A plaintiff seeking to recover for alleged interference with prospective economic relations has the burden of pleading and proving that the defendant's interference was wrongful by some measure beyond the fact of the interference itself.
Defendant car manufacturer barred American wholesalers from diverting its luxury car for foreign sales. Plaintiff wholesaler brought suit, claiming intentional interference with economic relations. After the jury returned a verdict for defendant, plaintiff appealed. The appellate court reversed and concluded that the trial court erred in modifying the jury instruction by imposing a requirement that plaintiff prove that defendant's conduct was "wrongful." Defendant appealed, and the state supreme court granted review to re-examine divergent rulings on the elements of this tort.

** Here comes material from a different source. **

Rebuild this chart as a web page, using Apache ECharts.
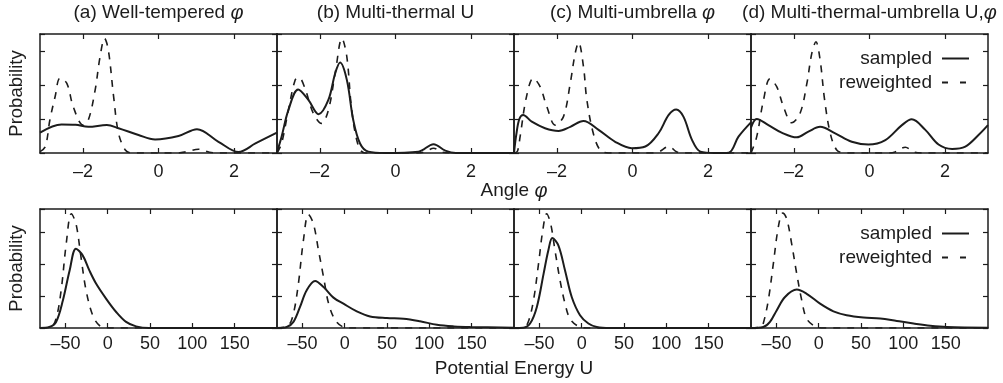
<!DOCTYPE html>
<html>
<head>
<meta charset="utf-8">
<script src="https://cdn.jsdelivr.net/npm/echarts@6/dist/echarts.min.js"></script>
<style>
  html, body { margin: 0; padding: 0; background: #fff; }
  #chart { width: 1003px; height: 383px; }
</style>
</head>
<body>
<div id="chart"></div>
<script>
// panel titles and axis ticks
const panelTitles = [
  "(a) Well-tempered φ",
  "(b) Multi-thermal U",
  "(c) Multi-umbrella φ",
  "(d) Multi-thermal-umbrella U,φ"
];
const phiTicks = [-2, 0, 2];
const energyTicks = [-50, 0, 50, 100, 150];

// top row: distribution of angle phi  [phi, probability]
const phiSampledA = [[-3.14,0.60],[-2.57,0.84],[-2.2,0.83],[-1.86,0.77],[-1.37,0.82],[-1.06,0.73],[-0.53,0.53],[-0.09,0.40],[0.53,0.50],[1.02,0.70],[1.59,0.33],[2.12,0.03],[2.57,0.28],[3.14,0.60]];
const phiReweightedA = [[-3.14,0.04],[-3.0,0.19],[-2.88,0.97],[-2.74,1.66],[-2.61,2.2],[-2.43,2.05],[-2.26,1.36],[-2.0,0.82],[-1.86,0.97],[-1.68,1.85],[-1.55,2.83],[-1.43,3.37],[-1.33,3.03],[-1.19,1.66],[-1.06,0.58],[-0.88,0.09],[-0.71,0],[0.5,0],[0.75,0.04],[1.06,0.11],[1.35,0.02],[1.6,0],[3.14,0]];

const phiSampledB = [[-3.14,0.03],[-3.02,0.48],[-2.84,1.26],[-2.58,1.87],[-2.31,1.56],[-2.04,1.14],[-1.78,1.56],[-1.60,2.34],[-1.47,2.66],[-1.29,2.15],[-1.12,0.97],[-0.94,0.28],[-0.72,0.04],[-0.27,0],[0.61,0.04],[1.01,0.26],[1.32,0.07],[1.6,0],[3.14,0]];
const phiReweightedB = [[-3.14,0],[-3.02,0.28],[-2.84,1.26],[-2.66,2.15],[-2.56,2.22],[-2.40,1.9],[-2.18,1.17],[-1.96,0.87],[-1.78,1.26],[-1.60,2.34],[-1.42,3.37],[-1.29,2.83],[-1.16,1.26],[-0.98,0.19],[-0.81,0],[0.6,0],[0.79,0.04],[1.01,0.14],[1.23,0.03],[1.5,0],[3.14,0]];

const phiSampledC = [[-3.14,0.02],[-3.08,0.55],[-3.0,1.0],[-2.9,1.12],[-2.67,0.92],[-2.32,0.73],[-1.96,0.65],[-1.65,0.77],[-1.30,0.94],[-0.90,0.68],[-0.46,0.33],[-0.02,0.14],[0.34,0.19],[0.69,0.58],[0.96,1.12],[1.16,1.28],[1.35,1.07],[1.58,0.38],[1.80,0.04],[2.19,0],[2.55,0.01],[2.81,0.48],[3.14,0.9]];
const phiReweightedC = [[-3.14,0],[-3.05,0.05],[-2.98,0.48],[-2.81,1.66],[-2.63,2.2],[-2.45,1.95],[-2.27,1.36],[-2.05,0.82],[-1.83,1.07],[-1.65,2.05],[-1.52,2.93],[-1.43,3.25],[-1.30,2.54],[-1.21,1.56],[-1.04,0.58],[-0.86,0.09],[-0.64,0],[0.5,0],[0.69,0.03],[0.96,0.19],[1.18,0.03],[1.4,0],[3.14,0]];

const phiSampledD = [[-3.14,0.75],[-2.99,1.0],[-2.68,0.82],[-2.33,0.60],[-1.93,0.46],[-1.62,0.63],[-1.31,0.77],[-0.91,0.58],[-0.47,0.33],[-0.03,0.25],[0.42,0.38],[0.86,0.82],[1.12,0.99],[1.48,0.68],[1.83,0.25],[2.19,0.12],[2.54,0.19],[2.89,0.53],[3.14,0.82]];
const phiReweightedD = [[-3.14,0],[-2.99,0.48],[-2.81,1.56],[-2.64,2.18],[-2.46,1.95],[-2.28,1.36],[-2.06,0.89],[-1.84,1.17],[-1.66,2.05],[-1.53,2.93],[-1.42,3.27],[-1.31,2.74],[-1.19,1.56],[-1.04,0.58],[-0.87,0.09],[-0.65,0],[0.5,0],[0.68,0.03],[0.95,0.17],[1.17,0.03],[1.4,0],[3.14,0]];

// bottom row: distribution of potential energy U  [U, probability]
const energySampledA = [[-80,0],[-69,0.03],[-61,0.19],[-53,0.86],[-45,1.80],[-37.5,2.48],[-29.6,2.27],[-21.7,1.80],[-13.8,1.39],[-2,0.92],[10,0.5],[21.7,0.19],[33.5,0.05],[49,0],[200,0]];
const energyReweightedA = [[-80,0],[-67,0.03],[-61,0.29],[-55,1.18],[-49,2.64],[-43,3.57],[-37.5,3.26],[-31.6,2.22],[-25.6,1.18],[-17.8,0.40],[-9.9,0.08],[-2,0.01],[10,0],[200,0]];

const energySampledB = [[-80,0],[-68.5,0.03],[-60.6,0.19],[-52.8,0.66],[-44.9,1.18],[-35,1.47],[-25,1.28],[-13.3,0.95],[-1.5,0.76],[14.3,0.52],[30,0.36],[49.8,0.31],[69.5,0.29],[89,0.21],[109,0.10],[129,0.05],[148.5,0.03],[200,0.01]];
const energyReweightedB = [[-80,0],[-66.6,0.08],[-60.6,0.45],[-54.7,1.39],[-48.8,2.74],[-42.9,3.55],[-37,3.26],[-31,2.43],[-25,1.59],[-19,0.76],[-11,0.24],[-1.5,0.03],[10,0],[200,0]];

const energySampledC = [[-80,0],[-69,0.01],[-61,0.14],[-53,0.66],[-45,1.70],[-39.4,2.43],[-34.7,2.81],[-27.6,2.58],[-19.7,1.80],[-11.8,0.97],[-2,0.40],[7.9,0.14],[17.8,0.03],[33.5,0],[200,0]];
const energyReweightedC = [[-80,0],[-68,0.02],[-63,0.2],[-57,0.86],[-51,2.01],[-46,3.05],[-41.4,3.57],[-36.7,3.26],[-31.6,2.43],[-25.6,1.49],[-19.7,0.76],[-13.8,0.29],[-4,0.05],[6,0],[200,0]];

const energySampledD = [[-80,0],[-65.5,0.03],[-57.6,0.19],[-49.7,0.55],[-39.8,0.97],[-26,1.20],[-14.2,1.07],[1.6,0.76],[17.4,0.52],[33,0.40],[52.9,0.33],[72.6,0.30],[92.3,0.22],[112,0.14],[131.8,0.07],[151.5,0.03],[200,0.01]];
const energyReweightedD = [[-80,0],[-68,0.03],[-65.5,0.14],[-59.6,0.86],[-53.6,2.01],[-47.7,3.16],[-42.6,3.59],[-37.9,3.42],[-32,2.64],[-26,1.70],[-20,0.86],[-14.2,0.29],[-4.3,0.05],[5.5,0],[200,0]];

const phiSampled = [phiSampledA, phiSampledB, phiSampledC, phiSampledD];
const phiReweighted = [phiReweightedA, phiReweightedB, phiReweightedC, phiReweightedD];
const energySampled = [energySampledA, energySampledB, energySampledC, energySampledD];
const energyReweighted = [energyReweightedA, energyReweightedB, energyReweightedC, energyReweightedD];

const FONT = "'Liberation Sans', Arial, Helvetica, sans-serif";
const INK = "#1c1c1c";
const chart = echarts.init(document.getElementById("chart"));

const rows = [
  { top: 34, height: 119, min: -Math.PI, max: Math.PI, ticks: phiTicks, yMax: 3.5, margin: 10,
    sampled: phiSampled, reweighted: phiReweighted },
  { top: 209, height: 119, min: -80, max: 200, ticks: energyTicks, yMax: 3.72, margin: 7,
    sampled: energySampled, reweighted: energyReweighted }
];

const grids = [], xAxes = [], yAxes = [], series = [];
const lineAxis = { show: true, onZero: false, lineStyle: { color: INK, width: 1.5 } };
const fmt = (v) => String(v).replace("-", "\u2013");

rows.forEach((row, r) => {
  for (let p = 0; p < 4; p++) {
    const g = grids.length;
    grids.push({ left: 40 + 237 * p, top: row.top, width: 237, height: row.height });
    const tick = { inside: true, length: 5, customValues: row.ticks, lineStyle: { color: INK, width: 1.2 } };
    xAxes.push({
      type: "value", gridIndex: g, position: "bottom", min: row.min, max: row.max,
      axisLine: lineAxis, axisTick: tick, splitLine: { show: false },
      axisLabel: { customValues: row.ticks, formatter: fmt, margin: row.margin,
        fontSize: 18, fontFamily: FONT, color: INK }
    });
    xAxes.push({
      type: "value", gridIndex: g, position: "top", min: row.min, max: row.max,
      axisLine: lineAxis, axisTick: tick, splitLine: { show: false }, axisLabel: { show: false }
    });
    const ytick = { inside: true, length: 5, lineStyle: { color: INK, width: 1.2 } };
    yAxes.push({
      type: "value", gridIndex: g, position: "left", min: 0, max: row.yMax, interval: 1,
      axisLine: lineAxis, axisTick: ytick, splitLine: { show: false }, axisLabel: { show: false }
    });
    yAxes.push({
      type: "value", gridIndex: g, position: "right", min: 0, max: row.yMax, interval: 1,
      axisLine: lineAxis, axisTick: ytick, splitLine: { show: false }, axisLabel: { show: false }
    });
    series.push({
      name: "reweighted", type: "line", xAxisIndex: 2 * g, yAxisIndex: 2 * g,
      data: row.reweighted[p], symbol: "none", smooth: 0.35, color: INK,
      lineStyle: { color: INK, width: 1.6, type: [7, 7] }
    });
    series.push({
      name: "sampled", type: "line", xAxisIndex: 2 * g, yAxisIndex: 2 * g,
      data: row.sampled[p], symbol: "none", smooth: 0.35, color: INK,
      lineStyle: { color: INK, width: 2 }
    });
  }
});

// legend icons: only the line, the symbol is made invisible
const legendBase = {
  orient: "vertical", align: "right", right: 33, padding: 0,
  itemWidth: 27, itemHeight: 14, itemGap: 5,
  itemStyle: { opacity: 0, borderWidth: 0 },
  data: ["sampled", { name: "reweighted", lineStyle: { type: [6, 12] } }],
  textStyle: { fontSize: 19, fontFamily: FONT, color: INK, padding: [0, 5, 0, 0] }
};

const textEl = (text, x, y, size) => ({
  type: "text", x: x, y: y, silent: true,
  style: {
    text: text.replace("φ", "{it|φ}"), fill: INK, fontSize: size || 19, fontFamily: FONT,
    align: "center", verticalAlign: "middle",
    rich: { it: { fontStyle: "italic", fontSize: (size || 19) + 1, fontFamily: FONT, fill: INK } }
  }
});

const graphics = panelTitles.map((t, p) => textEl(t, 158.5 + 237 * p, 13));
graphics.push(textEl("Angle φ", 514, 191));
graphics.push(textEl("Potential Energy U", 514, 369));
graphics.push(Object.assign(textEl("Probability", 17, 93.5, 18.5), { rotation: Math.PI / 2 }));
graphics.push(Object.assign(textEl("Probability", 17, 268.5, 18.5), { rotation: Math.PI / 2 }));

chart.setOption({
  animation: false,
  textStyle: { fontFamily: FONT },
  grid: grids,
  xAxis: xAxes,
  yAxis: yAxes,
  legend: [
    Object.assign({}, legendBase, { top: 49 }),
    Object.assign({}, legendBase, { top: 224 })
  ],
  graphic: graphics,
  series: series
});
</script>
</body>
</html>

Did the trial court err in modifying the jury instruction to require the jury to find that defendant's interference was "wrongful"?

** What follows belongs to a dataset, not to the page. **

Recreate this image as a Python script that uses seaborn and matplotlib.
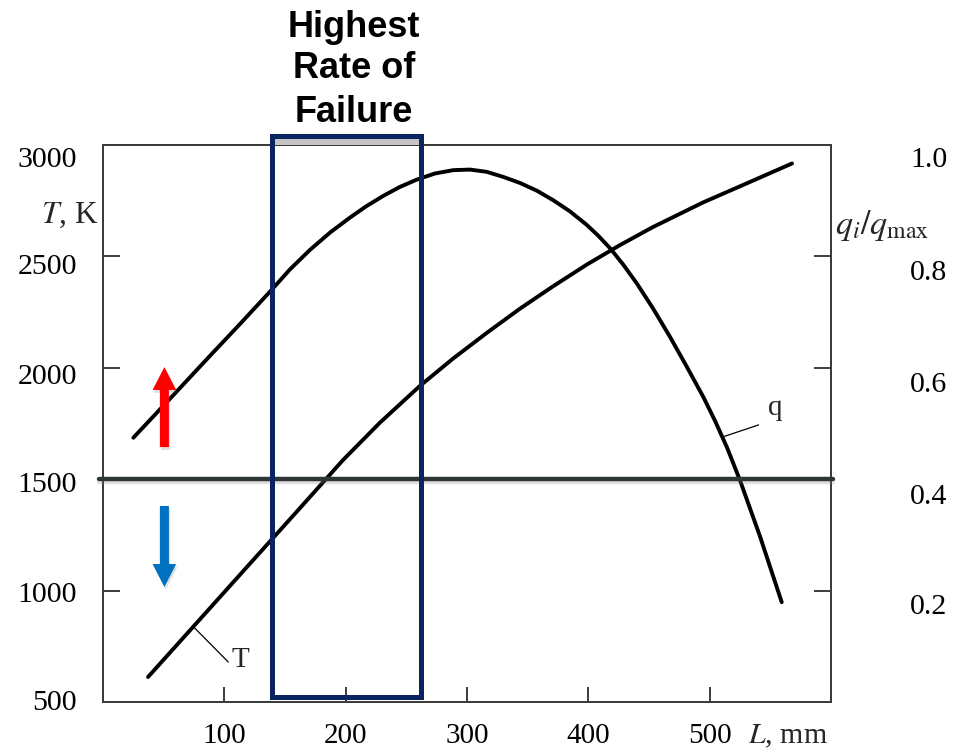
import matplotlib
matplotlib.use("Agg")
import matplotlib.pyplot as plt
import matplotlib.transforms as mtransforms
import matplotlib.patheffects as pe
from matplotlib.patches import Rectangle
import seaborn as sns

# Gas temperature along the length, T [K]
L_T = [37.1, 79.9, 121.2, 162.4, 197.8, 228.3, 261.3, 288.5, 316.5, 343.7,
       370.9, 398.9, 426.1, 453.3, 494.5, 535.7, 567.9]
T_K = [612, 871, 1121, 1370, 1585, 1753, 1918, 2040, 2156, 2264,
       2364, 2462, 2549, 2630, 2740, 2838, 2915]

# Relative heat flux q_i / q_max along the length
L_q = [25.0, 55.2, 88.2, 112.9, 137.6, 154.1, 170.6, 187.1, 203.6, 216.8,
       231.1, 244.8, 258.6, 273.6, 288.7, 302.5, 316.2, 329.7, 343.7, 357.7,
       371.1, 384.9, 398.6, 407.9, 417.9, 428.6, 439.9, 453.3, 467.3, 480.5,
       494.8, 504.5, 514.4, 525.1, 541.5, 559.4]
q_rel = [0.474, 0.544, 0.621, 0.678, 0.736, 0.776, 0.811, 0.842, 0.869, 0.889,
         0.908, 0.924, 0.937, 0.948, 0.954, 0.955, 0.951, 0.942, 0.931, 0.917,
         0.900, 0.880, 0.856, 0.837, 0.814, 0.785, 0.751, 0.706, 0.655, 0.604,
         0.547, 0.504, 0.456, 0.397, 0.297, 0.179]

# Axis ticks
x_ticks = [100, 200, 300, 400, 500]
x_tick_labels = ["100", "200", "300", "400", "500"]
T_ticks = [500, 1000, 1500, 2000, 2500, 3000]
T_tick_labels = ["500", "1000", "1500", "2000", "2500", "3000"]
q_ticks = [0.2, 0.4, 0.6, 0.8, 1.0]
q_tick_labels = ["0.2", "0.4", "0.6", "0.8", "1.0"]

# Critical temperature threshold and the failure zone
T_threshold = 1500
zone_L = (139.5, 262.1)
zone_T = (522, 3038)
arrow_L = 50.6
up_arrow_T = (1643, 2002)
down_arrow_T = (1379, 1016)

sns.set_theme(style="white")
plt.rcParams["font.family"] = ["Liberation Serif", "DejaVu Serif"]
plt.rcParams["mathtext.fontset"] = "stix"

W, H = 955, 753
fig = plt.figure(figsize=(W / 100, H / 100), dpi=100)
ax = fig.add_axes([103 / W, 1 - 702 / H, 728 / W, 557.5 / H])
ax2 = ax.twinx()

ax.set_xlim(0, 600)
ax.set_ylim(500, 3000)
ax2.set_ylim(0, 1.0)

sns.lineplot(x=L_T, y=T_K, ax=ax, color="black", lw=2.8, sort=False,
             solid_capstyle="round", solid_joinstyle="round")
sns.lineplot(x=L_q, y=q_rel, ax=ax2, color="black", lw=2.8, sort=False,
             solid_capstyle="round", solid_joinstyle="round")

spine_col = "#3c3c3c"
for a in (ax, ax2):
    for s in a.spines.values():
        s.set_color(spine_col)
        s.set_linewidth(1.4)
    a.grid(False)
    a.set_xlabel("")
    a.set_ylabel("")

ax.set_xticks(x_ticks)
ax.set_xticklabels(x_tick_labels)
ax.tick_params(axis="x", direction="in", length=11, width=1.4,
               color=spine_col, pad=15, labelsize=21, labelcolor="black",
               bottom=True)
ax.set_yticks(T_ticks)
ax.tick_params(axis="y", direction="in", length=12, width=1.4,
               color=spine_col, left=True, labelleft=False)
ax2.set_yticks(q_ticks)
ax2.tick_params(axis="y", direction="in", length=12, width=1.4,
                color=spine_col, right=True, labelright=False)

# Tick labels, set slightly below their tick marks
left_drop = [1, 5, 6, 10, 11, 15.5]
for v, lab, d in zip(T_ticks, T_tick_labels, left_drop):
    tr = ax.get_yaxis_transform() + mtransforms.ScaledTranslation(
        -26 / 100, -d / 100, fig.dpi_scale_trans)
    ax.text(0, v, lab, transform=tr, ha="right", va="center", fontsize=21.5,
            color="black")
right_drop = [17, 18, 18, 17, 15.5]
for v, lab, d in zip(q_ticks, q_tick_labels, right_drop):
    tr = ax2.get_yaxis_transform() + mtransforms.ScaledTranslation(
        79 / 100, -d / 100, fig.dpi_scale_trans)
    ax2.text(1, v, lab, transform=tr, ha="left", va="center", fontsize=21.5,
             color="black")

# Axis titles
ax.text(-0.007, 0.8735, r"$T$, K", transform=ax.transAxes, ha="right",
        va="center", fontsize=22.5)
ax.text(1.006, 0.854, r"$q_i/q_{\rm max}$", transform=ax.transAxes,
        ha="left", va="center", fontsize=24.5)
ax.text(0.886, -0.062, r"$L$, mm", transform=ax.transAxes, ha="left",
        va="center", fontsize=21.5)

# Curve labels with leader lines
ax.plot([74.4, 103.3], [838, 679], color="black", lw=0.9)
ax.text(113.6, 657, "T", ha="center", va="baseline", fontsize=21)
ax2.plot([511.5, 540.3], [0.476, 0.497], color="black", lw=0.9)
ax2.text(554, 0.515, "q", ha="center", va="baseline", fontsize=21)

# Threshold line
ax2.plot([-3, 602], [T_threshold, T_threshold], transform=ax.transData,
         color="#2f3437", lw=3.2, clip_on=False, zorder=5,
         path_effects=[pe.SimpleLineShadow(offset=(0, -2.5), alpha=0.25,
                                           shadow_color="gray"),
                       pe.Normal()])

# Failure zone box
ax2.add_patch(Rectangle((zone_L[0], 3000), zone_L[1] - zone_L[0], 38,
                        transform=ax.transData, facecolor="#c4c4c4",
                        edgecolor="none", clip_on=False, zorder=6))
ax2.add_patch(Rectangle((zone_L[0], zone_T[0]), zone_L[1] - zone_L[0],
                        zone_T[1] - zone_T[0], transform=ax.transData,
                        fill=False, edgecolor="#0a2461", lw=3.6,
                        joinstyle="miter", clip_on=False, zorder=7))

# Up / down arrows
for (t0, t1), col in ((up_arrow_T, "#ff0000"), (down_arrow_T, "#0070c0")):
    ax2.annotate("", xy=(arrow_L, t1), xytext=(arrow_L, t0),
                 xycoords=ax.transData, textcoords=ax.transData,
                 arrowprops=dict(width=6.5, headwidth=17, headlength=16.5,
                                 shrink=0, color=col, lw=0,
                                 path_effects=[pe.withSimplePatchShadow(
                                     offset=(1, -2), alpha=0.25,
                                     shadow_rgbFace="gray")]),
                 zorder=8)

# Heading above the box
for txt, base in (("Highest", 37), ("Rate of", 78), ("Failure", 122)):
    fig.text(354 / W, 1 - base / H, txt, ha="center", va="baseline",
             fontsize=26, fontweight="bold", family="Liberation Sans",
             color="black")

fig.savefig("out.png", dpi=100)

The Court concluded that proof of a wrongful act as a component of the cause was a requirement of a plaintiff's prima facie case. A plaintiff seeking to recover for an alleged interference with prospective contractual or economic relations must plead and prove as part of its case-in-chief that the defendant not only knowingly interfered with the plaintiff's expectancy but engaged in conduct that was wrongful by some legal measure other than the fact of the interference itself. As such, the trial court's modification of the jury instruction was proper.